Given data ::
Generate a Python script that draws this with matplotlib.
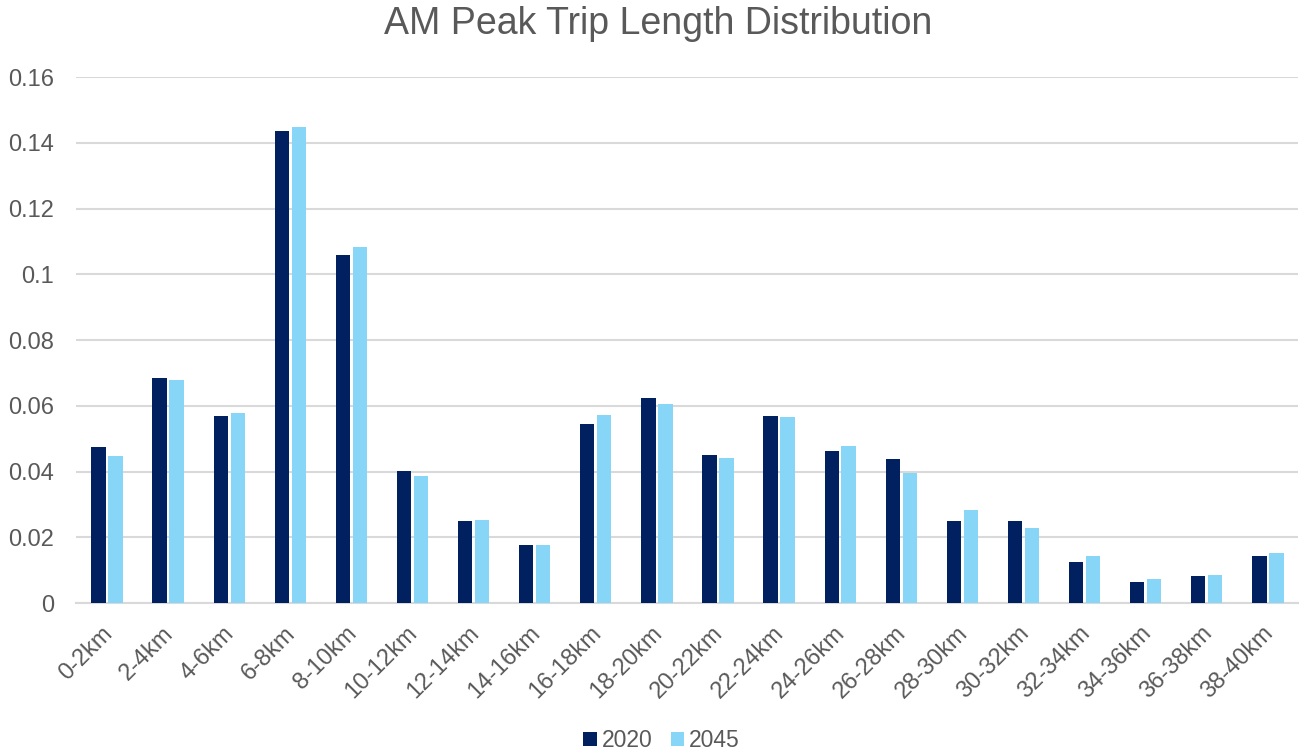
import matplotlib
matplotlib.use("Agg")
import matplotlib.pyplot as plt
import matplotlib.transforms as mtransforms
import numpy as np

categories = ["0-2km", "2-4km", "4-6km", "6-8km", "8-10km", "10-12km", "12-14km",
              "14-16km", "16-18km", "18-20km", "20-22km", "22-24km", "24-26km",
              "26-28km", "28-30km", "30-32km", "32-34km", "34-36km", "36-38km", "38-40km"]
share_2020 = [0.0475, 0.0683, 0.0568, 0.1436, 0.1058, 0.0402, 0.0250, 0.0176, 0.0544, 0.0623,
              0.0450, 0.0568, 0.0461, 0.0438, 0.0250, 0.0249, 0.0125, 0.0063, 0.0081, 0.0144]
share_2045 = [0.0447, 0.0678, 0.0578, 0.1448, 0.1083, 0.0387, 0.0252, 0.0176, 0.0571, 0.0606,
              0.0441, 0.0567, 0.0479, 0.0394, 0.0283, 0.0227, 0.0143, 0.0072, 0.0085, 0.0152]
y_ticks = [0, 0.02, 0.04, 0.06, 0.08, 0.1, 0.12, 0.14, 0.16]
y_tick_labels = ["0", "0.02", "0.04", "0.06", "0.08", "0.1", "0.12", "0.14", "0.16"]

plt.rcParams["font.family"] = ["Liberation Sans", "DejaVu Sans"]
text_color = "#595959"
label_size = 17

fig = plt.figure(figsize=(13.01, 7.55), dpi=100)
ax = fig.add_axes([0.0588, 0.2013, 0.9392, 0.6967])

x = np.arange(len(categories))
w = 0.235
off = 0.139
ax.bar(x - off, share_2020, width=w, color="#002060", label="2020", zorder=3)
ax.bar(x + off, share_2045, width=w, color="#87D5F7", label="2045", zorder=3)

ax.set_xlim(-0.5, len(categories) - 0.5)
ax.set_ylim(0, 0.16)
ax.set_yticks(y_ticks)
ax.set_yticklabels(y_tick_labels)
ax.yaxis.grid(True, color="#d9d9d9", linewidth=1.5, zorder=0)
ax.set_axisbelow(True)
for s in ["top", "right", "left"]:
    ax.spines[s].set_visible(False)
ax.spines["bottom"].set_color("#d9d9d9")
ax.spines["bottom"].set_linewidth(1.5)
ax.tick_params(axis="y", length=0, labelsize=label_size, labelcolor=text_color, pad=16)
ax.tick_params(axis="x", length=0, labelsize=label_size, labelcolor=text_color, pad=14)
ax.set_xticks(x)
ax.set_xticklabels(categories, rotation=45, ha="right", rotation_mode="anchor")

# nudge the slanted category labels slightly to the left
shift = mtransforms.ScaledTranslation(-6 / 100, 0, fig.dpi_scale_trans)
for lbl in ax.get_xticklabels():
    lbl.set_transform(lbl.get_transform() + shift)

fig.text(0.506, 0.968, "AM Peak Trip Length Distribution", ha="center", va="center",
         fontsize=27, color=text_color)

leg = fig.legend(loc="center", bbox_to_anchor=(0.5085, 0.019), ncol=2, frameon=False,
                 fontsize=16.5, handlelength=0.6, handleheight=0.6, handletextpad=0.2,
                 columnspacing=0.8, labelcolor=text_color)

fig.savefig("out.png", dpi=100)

Requirement :: Return exactly what appears from the opening line of the material through the line with "import numpy as np", apart from the pictures.

Result ::
Generate a Python script that draws this with matplotlib.
import matplotlib
matplotlib.use("Agg")
import matplotlib.pyplot as plt
import matplotlib.transforms as mtransforms
import numpy as np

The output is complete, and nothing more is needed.